Getting better just got easier
Brig. Gen. Charles Masaracchia, director of the Mission Command Center of Excellence at Fort Leavenworth, Kan., speaks with Basic Officer Leader Course students Tuesday at Lincoln Hall Auditorium on the U.S. Army Training and Doctrine Command initiative called “Project Athena.” (Photo Credit: Photo by Brian Hill) VIEW ORIGINAL

FORT LEONARD WOOD, Mo. — Brig. Gen. Charles Masaracchia, director of the Mission Command Center of Excellence at Fort Leavenworth, Kan., visited Fort Leonard Wood this week to speak with leaders and future leaders on the U.S. Army Training and Doctrine Command initiative called “Project Athena.”

Named for the Greek goddess of war and signifying wisdom and learning, Masaracchia said Project Athena is a leader development program designed to inform and motivate Soldiers to embrace personal and professional self-development. Masaracchia is spearheading the program for TRADOC and the Combined Arms Center.

“The ultimate goal is producing better leaders for our Soldiers,” he said. “(Project Athena) provides self-awareness by identifying strengths, weaknesses and blind spots for the individual. The more honest they are with themselves, the better the assessment feedback will be in the end.”

Students attending the Basic Officer Leader Course and Captains Career Course began taking Project Athena assessments earlier this year as part of their program of instruction. There are specific assessments based on the level of professional military education, Masaracchia said.

BOLC students are taking assessments such as the Nelson Denny Reading Test, Criterion Online Writing Evaluation Service, Social Awareness and Influence Self-Assessment, Self-Assessment Individual Difference - Inventory, the Army Critical Thinking Test, and a Leader 180 (self and peer assessment).
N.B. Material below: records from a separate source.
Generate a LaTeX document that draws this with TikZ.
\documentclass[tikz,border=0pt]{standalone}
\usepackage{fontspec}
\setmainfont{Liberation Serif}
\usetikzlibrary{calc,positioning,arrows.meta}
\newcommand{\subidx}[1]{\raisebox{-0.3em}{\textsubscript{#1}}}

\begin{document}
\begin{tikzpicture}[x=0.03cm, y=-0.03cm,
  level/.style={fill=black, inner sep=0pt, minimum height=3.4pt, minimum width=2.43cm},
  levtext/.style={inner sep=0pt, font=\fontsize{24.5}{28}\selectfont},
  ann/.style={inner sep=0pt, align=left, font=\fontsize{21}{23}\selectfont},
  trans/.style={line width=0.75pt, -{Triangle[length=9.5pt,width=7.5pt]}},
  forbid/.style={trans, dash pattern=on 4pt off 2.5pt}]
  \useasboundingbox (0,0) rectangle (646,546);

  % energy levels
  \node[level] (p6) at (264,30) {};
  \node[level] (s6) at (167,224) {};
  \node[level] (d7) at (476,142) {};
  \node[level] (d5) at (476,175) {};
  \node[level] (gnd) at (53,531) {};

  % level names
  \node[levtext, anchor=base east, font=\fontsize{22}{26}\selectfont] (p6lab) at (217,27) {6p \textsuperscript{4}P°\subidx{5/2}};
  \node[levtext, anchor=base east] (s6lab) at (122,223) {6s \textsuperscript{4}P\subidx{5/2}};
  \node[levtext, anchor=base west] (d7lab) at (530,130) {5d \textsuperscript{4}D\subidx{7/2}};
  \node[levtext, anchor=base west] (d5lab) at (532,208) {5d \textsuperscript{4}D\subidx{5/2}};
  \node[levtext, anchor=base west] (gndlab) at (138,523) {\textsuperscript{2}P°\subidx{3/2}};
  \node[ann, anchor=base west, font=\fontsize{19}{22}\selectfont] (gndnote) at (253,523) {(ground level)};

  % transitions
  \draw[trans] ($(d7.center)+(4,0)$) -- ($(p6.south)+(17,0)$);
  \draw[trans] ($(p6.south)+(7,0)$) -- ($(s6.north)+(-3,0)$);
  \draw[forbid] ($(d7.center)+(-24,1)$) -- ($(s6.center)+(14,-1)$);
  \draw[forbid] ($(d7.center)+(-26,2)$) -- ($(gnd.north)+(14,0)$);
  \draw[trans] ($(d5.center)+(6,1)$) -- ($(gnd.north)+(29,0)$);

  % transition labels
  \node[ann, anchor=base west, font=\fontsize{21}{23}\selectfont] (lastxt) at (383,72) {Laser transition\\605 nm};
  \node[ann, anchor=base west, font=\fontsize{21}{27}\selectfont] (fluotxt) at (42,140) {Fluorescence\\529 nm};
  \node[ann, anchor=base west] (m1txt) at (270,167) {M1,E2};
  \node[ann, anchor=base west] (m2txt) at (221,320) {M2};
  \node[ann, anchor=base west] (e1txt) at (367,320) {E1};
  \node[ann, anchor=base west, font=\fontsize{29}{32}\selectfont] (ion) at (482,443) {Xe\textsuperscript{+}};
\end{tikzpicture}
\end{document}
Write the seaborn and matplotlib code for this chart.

Students in CCC conduct a full Leader 360 (includes self, peer and superior assessments), Social Skills Inventory, Individual Adaptability, SAID-I, and the Military and Defense Critical Thinking Test and Inventory.

Feedback is provided upon request, Masaracchia added.

“As we go through our careers, we need to understand who we are,” he said. “I don’t know if we’ve ever had a program that was this detailed. Especially starting with lieutenants, being repetitive in nature and with progressive complexity. We are now getting down into — not big, broad areas to work on — we’re talking about getting into sub-components, the very specific areas and understanding in what environments you might tend to show those weaknesses. When you understand that, you might be able to apply a strength to mitigate that.”

One of the attendees at a professional development event Tuesday at Lincoln Hall Auditorium was BOLC student 2nd Lt. Alexander Dewald, who’s been in the Army just a few months.

“It’s a progressive idea,” he said, referring to the focus on self-development. “It makes me very optimistic for the direction of the Army. One thing I’ve learned so far is that the Army definitely tests you and your weaknesses.”

Over the next year, Masaracchia said the goal is to extend Project Athena to noncommissioned officer, warrant officer and Civilian Education System courses at all levels of PME.